Vero è che Giuda, nonostante tutto, è stato uno strumento all’interno di un più grande disegno di salvezza, ma resta l’amaro delle trenta monete che tintinnano nella sua coscienza lacerata poi dal rimorso. Quel tintinnio può far male e può far rabbia, ma andiamo oltre e facciamoci provocare dalla domanda di Giuda perché, in fondo, è preziosa per il nostro cammino di fede.

«Sono forse io, Signore?»: chiediamocelo dunque anche noi, ma in verità, mentre raccogliamo da terra i cocci della nostra fede frantumata che si trascina con fiacchezza tra le pieghe dell’anima. Una fede che, mentendo anche a noi stessi, abbiamo barattato con l’effimero e con le convenienze di questo mondo per sfuggire alle fatiche della nostra vocazione cristiana, alla coerenza del Vangelo e alle sfide della persecuzione, negando la bellezza, la forza e la necessità di una testimonianza scomoda ed esigente.

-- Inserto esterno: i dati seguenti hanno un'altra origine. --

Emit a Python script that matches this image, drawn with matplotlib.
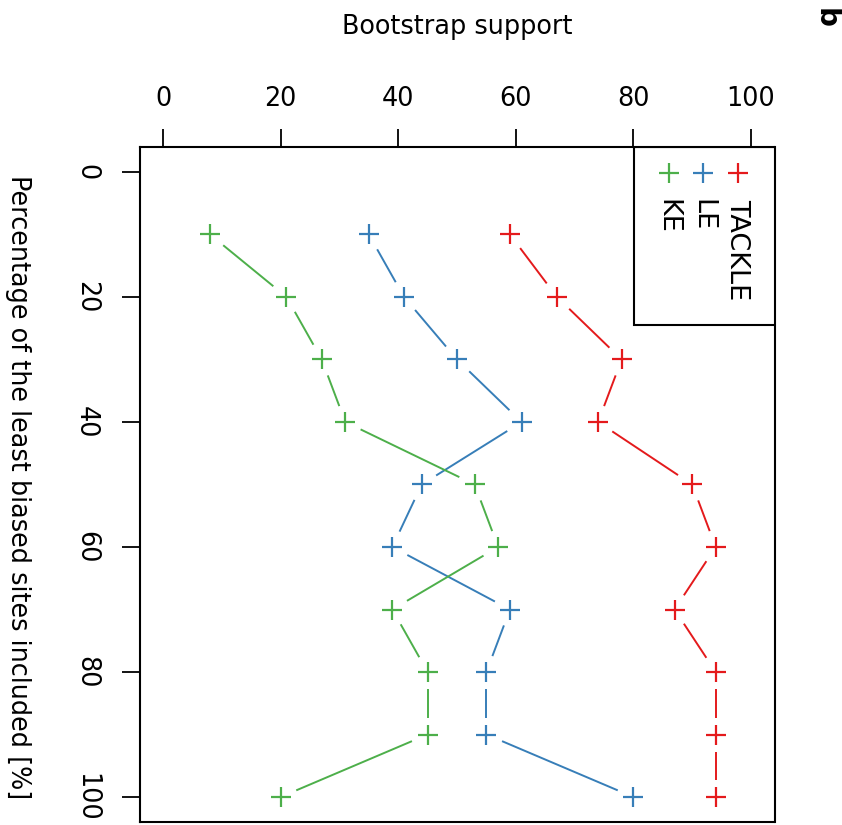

«Sono io, Signore!»: forse sarà la nostra tacita risposta, balbettata in un attimo di verità e ripescata dalla coscienza quando finalmente ci rendiamo conto che è venuto meno l’entusiasmo e lo zelo per il regno. Lì comprendiamo che abbiamo finito per guardare “la nostra croce” solo da lontano, senza lasciarci coinvolgere e trasformare dalla sua fecondità. Da lontano, perché ai nostri occhi ci è apparsa come un ramo secco, duro da portare e pesante da sopportare.

«Sono io, Signore!»: può diventare una dolorosa consapevolezza che ci libera e ci aiuta a ricominciare. Alternative diverse, scuse, alibi sono fuori discussione: non c’è fuga che possa darci pace, come ci ricorda Giuda, nostro fratello. E non serve neanche leccarsi le ferite, sentirsi vittime di se stessi, incompresi, fraintesi: questo sentire aumenta solo il ritardo verso il raggiungimento della meta. Talvolta anzi la impedisce del tutto.

Che fare, allora?

Bisogna stare lì, “a tavola con i Dodici”, reclinando il capo sul petto di Gesù, in intimità con Lui, per essere raggiunti e toccati dalla sua follia d’amore, offrendo con il suo il nostro corpo perché diventi pane spezzato, vita donata.

A mensa, nel fuoco della comunione che brucia le scorie del nostro egoismo, viviamo infatti la nostra Pasqua e ci prepariamo quotidianamente a seguire Gesù-Agnello immolato, il Vivente, dovunque egli vada, sempre pronti a rispondere a chiunque ci domandi ragione della speranza che è in noi.

Così finalmente staremo lì per scelta, senza scappare, tradire o subire, perché avremo capito che bisogna amare fino alla fine. Con dignità e senza rimpianti.